Josephine has been a volunteer for the Huntsman Games for 15 years and has assisted in events such as the Opening Ceremonies, cycling, registration, and refreshments. Josephine was born in Marseille, France and graduated from the College of Michelet. She lived through the Nazi occupation and witnessed the landing of the allied troops in southern France in August of 1944.

She came to New York in 1946 and lived there until retiring from her work at a law firm. She decided to move to St. George after visiting a friend who had moved here and had to learn to drive at age 66 when she relocated to the west.

Josephine says “I have been volunteering for several years, and enjoy meeting new people very much. I make sure that those who are attending are happy, and do my best to accommodate everyone who attends”.


Lavor Neuenswander

Lavor first participated in the Huntsman World Senior Games in 1998 when he was invited to play softball with the Emerald City Masters. He said it was a great experience that renewed his love of sports and gave him the incentive to have sports and exercise in his life.

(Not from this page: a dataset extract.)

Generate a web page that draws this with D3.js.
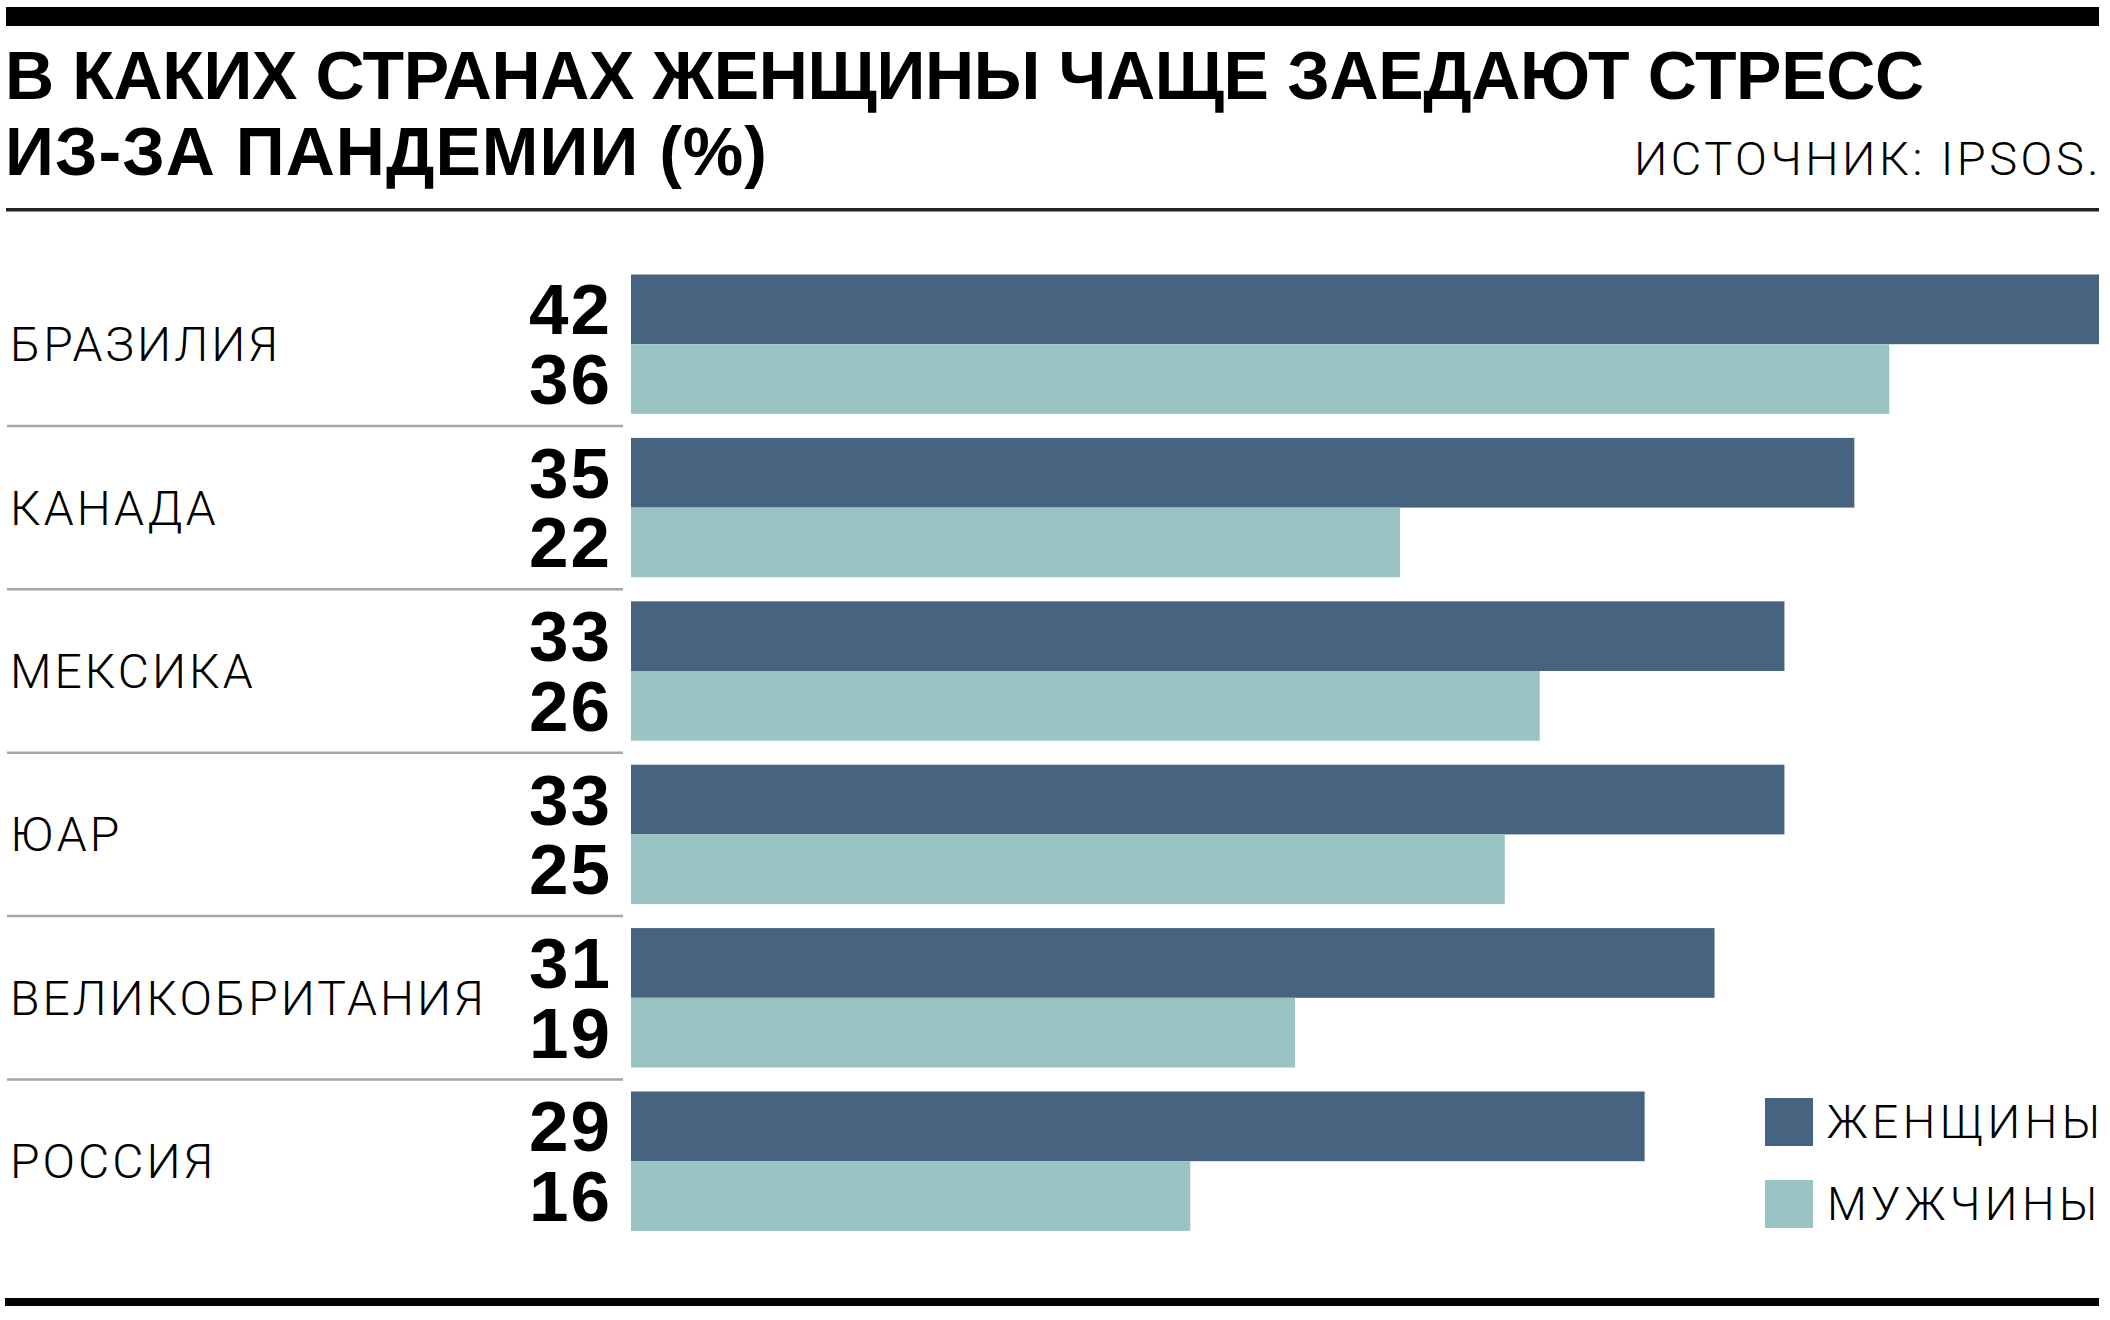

He played softball and golf and later added Racquetball as well. He says that is is a great experience to play sports and win medals, but that’s not what the Games are really about – it is the love of the games, friendships that are made, getting out of our chairs and being active, and taking care of our body that is the most important.

On being inducted, Lavor states “I consider this a great honor and really support the goals of the Huntsman World Senior Games. They have played an important role in our lives. The importance of activity and sports and the value of the health screenings is immeasurable”.


Leon and Myrtle Ott

Lee and Myrt Ott participated in the Games for 20 years. Lee and Myrt were born near Green Bay, Wisconsin three weeks apart in 1932. They were married in 1952 and were married for 66 years until Lee passed away in October of 2018, one week after volunteering at the Games.

Lee was an Army veteran, master plumber, and built four of their homes in his spare time. Besides volunteering for the Games, he also volunteered with the BLM, Institute for Continued Learning, the St. George Art Museum, Tuacahn and various other local music and sports programs.

Myrt enjoyed growing up with 11 siblings and worked as a civilian secretary for the Army and YMCA while raising their two children. She also has volunteered for many organizations and is a master baker and jam maker. Myrt says that throughout the past 20 years of volunteering with the Games, they came to see many of the same folks every year. One of Myrt's favorite memories is having three generations from the same family in the swimming competition. She says that in 2018 Lee came home from volunteering at the volleyball event and said “I’m doing that again next year!”, which sadly was not to be.

On their induction into the Hall of Fame, Myrt states ”I am honored that you have selected Lee and me to be in the Huntsman Hall of Fame. Volunteering has brought joy and satisfaction to both of our lives. I am sorry that Lee isn’t here today; he would have been thrilled”.